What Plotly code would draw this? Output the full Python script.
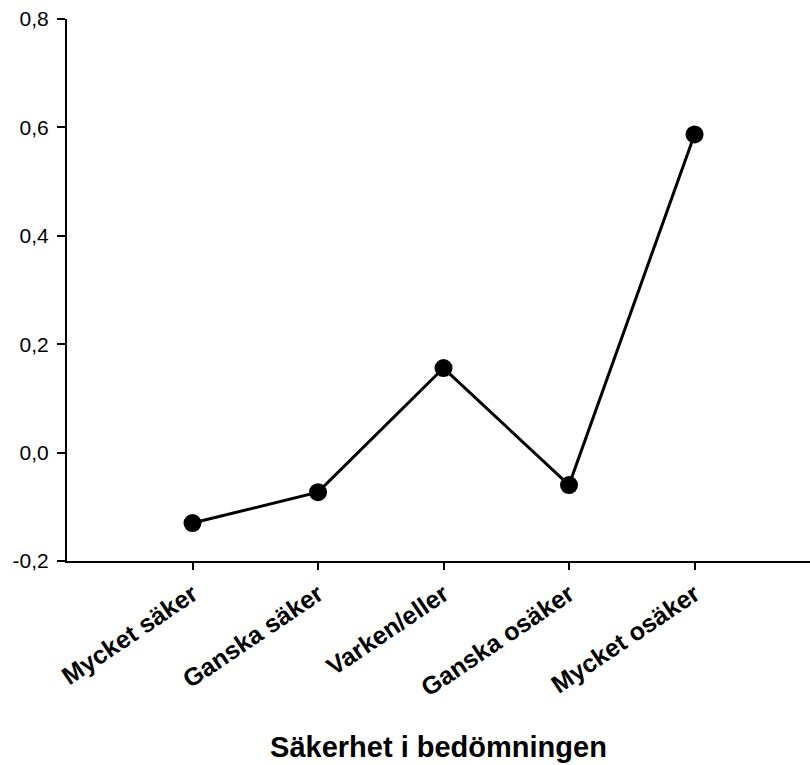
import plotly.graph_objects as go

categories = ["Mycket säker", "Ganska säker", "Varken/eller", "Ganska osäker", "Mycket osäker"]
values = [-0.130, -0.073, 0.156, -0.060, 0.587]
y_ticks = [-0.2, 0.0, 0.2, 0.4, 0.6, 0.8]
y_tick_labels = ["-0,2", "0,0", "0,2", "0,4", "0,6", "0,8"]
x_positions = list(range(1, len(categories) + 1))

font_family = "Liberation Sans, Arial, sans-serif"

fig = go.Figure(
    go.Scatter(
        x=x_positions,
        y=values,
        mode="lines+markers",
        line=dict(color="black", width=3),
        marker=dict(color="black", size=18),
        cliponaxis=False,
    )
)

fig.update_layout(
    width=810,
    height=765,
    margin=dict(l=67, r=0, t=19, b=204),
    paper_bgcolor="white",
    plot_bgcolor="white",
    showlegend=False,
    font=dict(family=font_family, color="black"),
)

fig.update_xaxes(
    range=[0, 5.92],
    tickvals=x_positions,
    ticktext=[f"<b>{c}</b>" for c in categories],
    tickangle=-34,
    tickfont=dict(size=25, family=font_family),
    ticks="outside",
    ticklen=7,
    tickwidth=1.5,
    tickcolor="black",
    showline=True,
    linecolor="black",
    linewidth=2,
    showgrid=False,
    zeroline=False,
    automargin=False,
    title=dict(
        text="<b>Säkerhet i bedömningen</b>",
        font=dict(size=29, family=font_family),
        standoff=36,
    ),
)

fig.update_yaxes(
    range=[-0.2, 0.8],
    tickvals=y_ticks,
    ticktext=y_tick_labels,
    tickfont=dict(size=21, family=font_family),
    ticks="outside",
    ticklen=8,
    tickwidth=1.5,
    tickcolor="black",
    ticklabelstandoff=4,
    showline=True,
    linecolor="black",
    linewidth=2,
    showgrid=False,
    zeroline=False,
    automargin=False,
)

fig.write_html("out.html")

****

◆ WHAT IS NEEDED: Repeat verbatim all the material, but not the pictures.

◆ ANSWER TO THIS EXERCISE:
What Plotly code would draw this? Output the full Python script.
import plotly.graph_objects as go

categories = ["Mycket säker", "Ganska säker", "Varken/eller", "Ganska osäker", "Mycket osäker"]
values = [-0.130, -0.073, 0.156, -0.060, 0.587]
y_ticks = [-0.2, 0.0, 0.2, 0.4, 0.6, 0.8]
y_tick_labels = ["-0,2", "0,0", "0,2", "0,4", "0,6", "0,8"]
x_positions = list(range(1, len(categories) + 1))

font_family = "Liberation Sans, Arial, sans-serif"

fig = go.Figure(
    go.Scatter(
        x=x_positions,
        y=values,
        mode="lines+markers",
        line=dict(color="black", width=3),
        marker=dict(color="black", size=18),
        cliponaxis=False,
    )
)

fig.update_layout(
    width=810,
    height=765,
    margin=dict(l=67, r=0, t=19, b=204),
    paper_bgcolor="white",
    plot_bgcolor="white",
    showlegend=False,
    font=dict(family=font_family, color="black"),
)

fig.update_xaxes(
    range=[0, 5.92],
    tickvals=x_positions,
    ticktext=[f"<b>{c}</b>" for c in categories],
    tickangle=-34,
    tickfont=dict(size=25, family=font_family),
    ticks="outside",
    ticklen=7,
    tickwidth=1.5,
    tickcolor="black",
    showline=True,
    linecolor="black",
    linewidth=2,
    showgrid=False,
    zeroline=False,
    automargin=False,
    title=dict(
        text="<b>Säkerhet i bedömningen</b>",
        font=dict(size=29, family=font_family),
        standoff=36,
    ),
)

fig.update_yaxes(
    range=[-0.2, 0.8],
    tickvals=y_ticks,
    ticktext=y_tick_labels,
    tickfont=dict(size=21, family=font_family),
    ticks="outside",
    ticklen=8,
    tickwidth=1.5,
    tickcolor="black",
    ticklabelstandoff=4,
    showline=True,
    linecolor="black",
    linewidth=2,
    showgrid=False,
    zeroline=False,
    automargin=False,
)

fig.write_html("out.html")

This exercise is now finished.